Por: Fernando Molica

Acorrentados constrangem extrema direita

Deportados receberam alimentação em Manaus | Foto: Alex Pazzuelo/Secom/Governo Amazonas

As imagens de brasileiros acorrentados e os relatos de agressões sofridas no voo de deportação dos Estados Unidos representam um calo para bolsonaristas e outros adoradores de Donald Trump. As vítimas dos maus tratos não são esquerdopatas ou adversárias de Israel, mas, na grande maioria, pessoas com perfil semelhante ao existente na base da extrema direita.

São homens e mulheres batalhadores que desistiram do emprego formal - cada vez mais raro e mal-remunerado por aqui -, que compraram a ideia de vencer na vida com o próprio esforço, que acreditam no trabalho individual, que tendem a avaliar o Estado como um peso que cobra tantos impostos e entrega pouco. Pessoas que acreditam no projeto tão pregado pelos liberais.

Patrícios que transformaram o sonho de migrar para os EUA numa versão 5.0 de projetos de empreendedorismo tão populares. O velho fazer a América virou um superlativo, uma aventura muito mais radical e ambiciosa do que dirigir carro aplicativo, comprar uma moto para fazer entregas ou um trailer para vender lanches.

Não dá para chamar de bandidos todos aqueles brasileiros que ousaram largar o próprio país para tentar uma vida melhor. Eles foram um contigente cada vez maior de pessoas que não veem saídas por aqui, que há gerações têm nas mãos feridas causadas por pontas de facas esmurradas.

A opção de emigrar para os EUA - o mais capitalista dos países - também indica uma tendência ideológica, de visão de mundo. Por lá, na eleição de 2022, Jair Bolsonaro deu uma goleada em Lula - 65,48% dos votos contra 34,52% (em Miami e em Boston, cidades há grande concentração de brasileiros, o então presidente teve, respectivamente, 81,18% e 75,75% dos votos). 

É bem provável que a maioria dos deportados tenha votado em Bolsonaro ou, pelo menos, acalente mais simpatia por ele do que pelo petista. Já nos países europeus, Lula teve vitórias bem expressivas.
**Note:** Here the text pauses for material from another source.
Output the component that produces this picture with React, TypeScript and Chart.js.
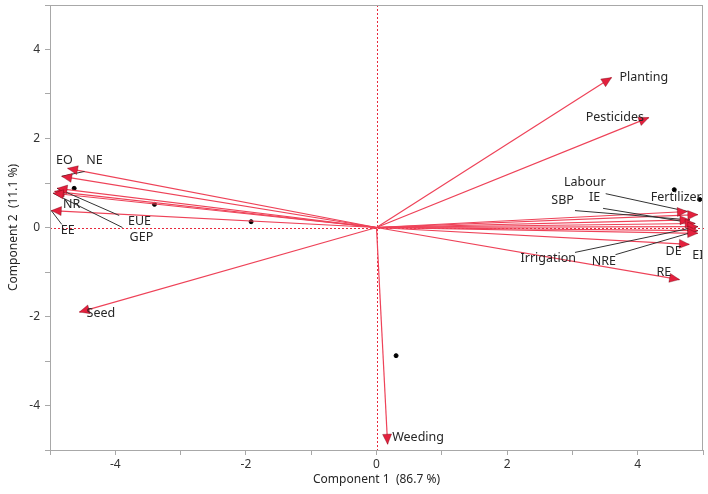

O problema não é a direita e extrema direita brasileira preferirem Trump aos democratas, é até esperável que seja assim. A questão é grau de adesão e de culto a um político cujas propostas, no limite, são contraditórias com interesses brasileiros.

O caso dos imigrantes é mais visível e, mesmo, caricatural, mas setores importantes da economia brasileira, inclusive no agronegócio, colecionam embates com os norte-americanos. Um ponto é defender princípios gerais da política; outra é transformar princípios ideológicos em visões religiosas do mundo, algo tão presente nos últimos tempos.

Mais do que para defender princípios liberais, que tratam, por exemplo, do livre comércio, Trump foi eleito para blindar interesses de seus concidadãos. E ele, vale ressaltar, nunca escondeu isso - mesmo diante da vergonhosa bajulação promovida por políticos brasileiros, deixou claro, em resposta a jornalista brasileira, que nós precisamos deles muito mais do que o contrário.

A América que ele quer ver grande é a do Norte, mais especificamente, a que ocupa território entre o Canadá e o México. Trump está se lixando para o que acontece ao sul de seu país, deve rir muito dos aduladores que usam o boné que reafirma o direito de os EUA ferrarem com a gente.

Bolsonaro & filhos, o governador Tarcísio Padilha e Pablo Marçal sabiam que o ideário trumpista incluía a deportação de imigrantes ilegais e, portanto, de brasileiros. Podem alegar que a expulsão de indesejados foi mantida por Joe Biden, o que é verdade - o democrata, porém, não todos os imigrantes ilegais como criminosos, criou normas que facilitavam a legalização de muita gente, não disse que estrangeiros comiam animais domésticos.

E, desta vez, não houve apenas relatos, mas imagens de brasileiros que precisaram promover uma rebelião a bordo do avião contratado pelo gorverno norte-americano para desová-los por aqui,  acorrentados em seu próprio país - muitos deles descendentes de escravizados que cruzaram o Atlântico daquele jeito. Aqueles correntes serão por muito tempo arrastadas na conta dos fãs incondicionais de Trump, que prestam continência à bandeira de outro país.